Cirdan, for ex, was one of the oldest Elves. Of the three great Elda lords left in Middle-earth at the end of the Third Age (Elrond and Galadriel are the other two), he's vastly the oldest. He was part of the original migration of the Eldar westward, before the First Age. He was contemporary with King Finwe, King Thingol, and can remember the time before Thingol married Queen Melian, even by Elvish standards he's been around for a looonng time.

And he looks it, at least somewhat. Most male Elves are beardless, he has a white beard. He actually looks older than the other Elves.

That suggests to me that the Elves do age, very, very, very slowly, in time with the aging of the world.
That's not entirely accurate. Galadriel was one of those who initially left Valinor with Feanor, and urged the Eldar to move eastward across Arda (she loved the forests). She was among the eldest of the surviving Eldar. As for beards, Tolkien never mentioned any facial hair among the Eldar at all - that was more a matter for the Second-Born, it would seem, not the First.

The Eldar do grow weary of the world, which is why they see Eru Iluvatar's gift of death to Men as just that, a gift.

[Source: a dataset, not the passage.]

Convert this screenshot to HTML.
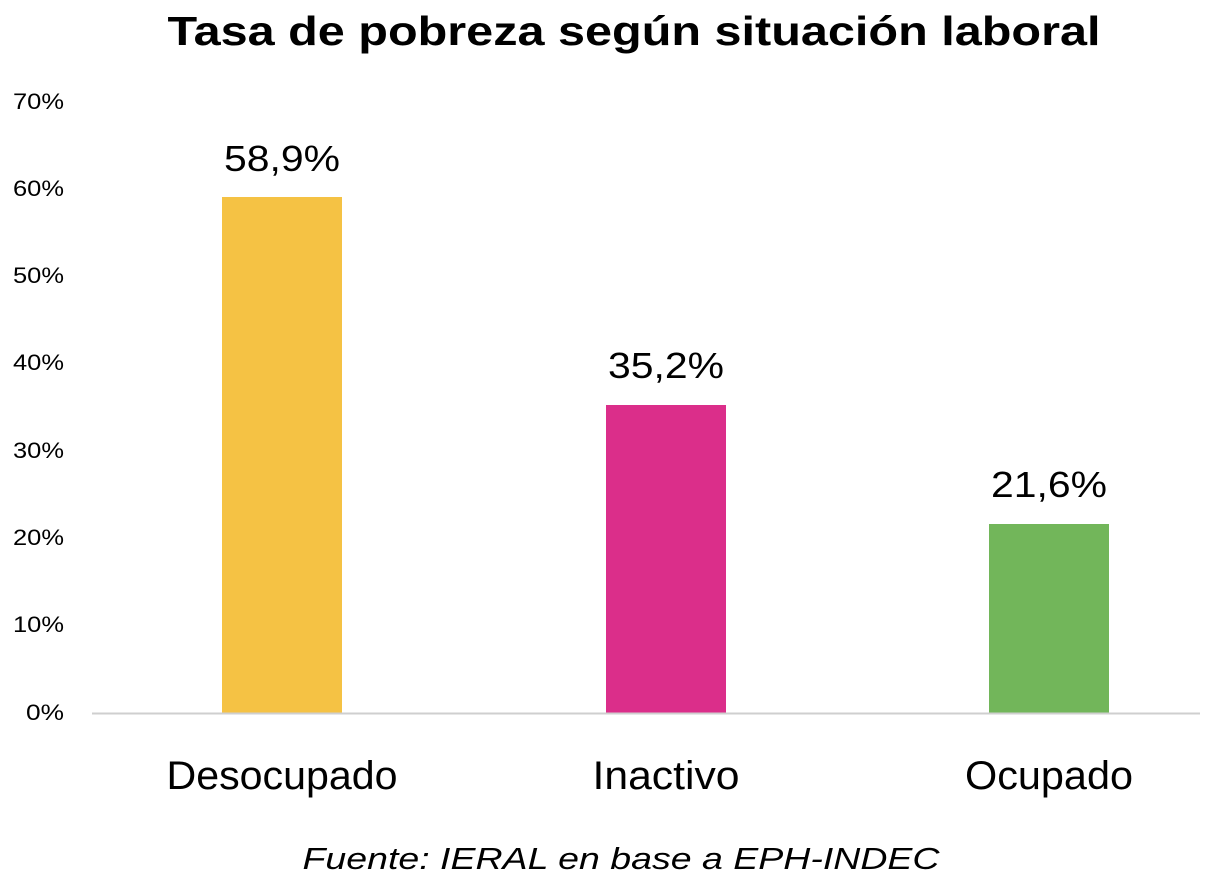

Men need not hang around endlessly in life after all joy is gone, but can choose to pass onward to whatever Iluvatar has prepared for them, while Elves must endure until called back to Valinor. (They still live in Valinor, but in a state of endless bliss, the state that Feanor and his followers turned their backs on in order to follow after Melkor's theft of the Silmarils.) Originally, in fact, the Edain of Numenor would live until life began to grow tiresome, then choose to pass after ensuring their successors were properly trained. It was Sauron who began reminding them of the fear of death that Morgoth had trained in them in the beginning, causing the kings of Numenor to insist on clinging to life as long as they possibly could.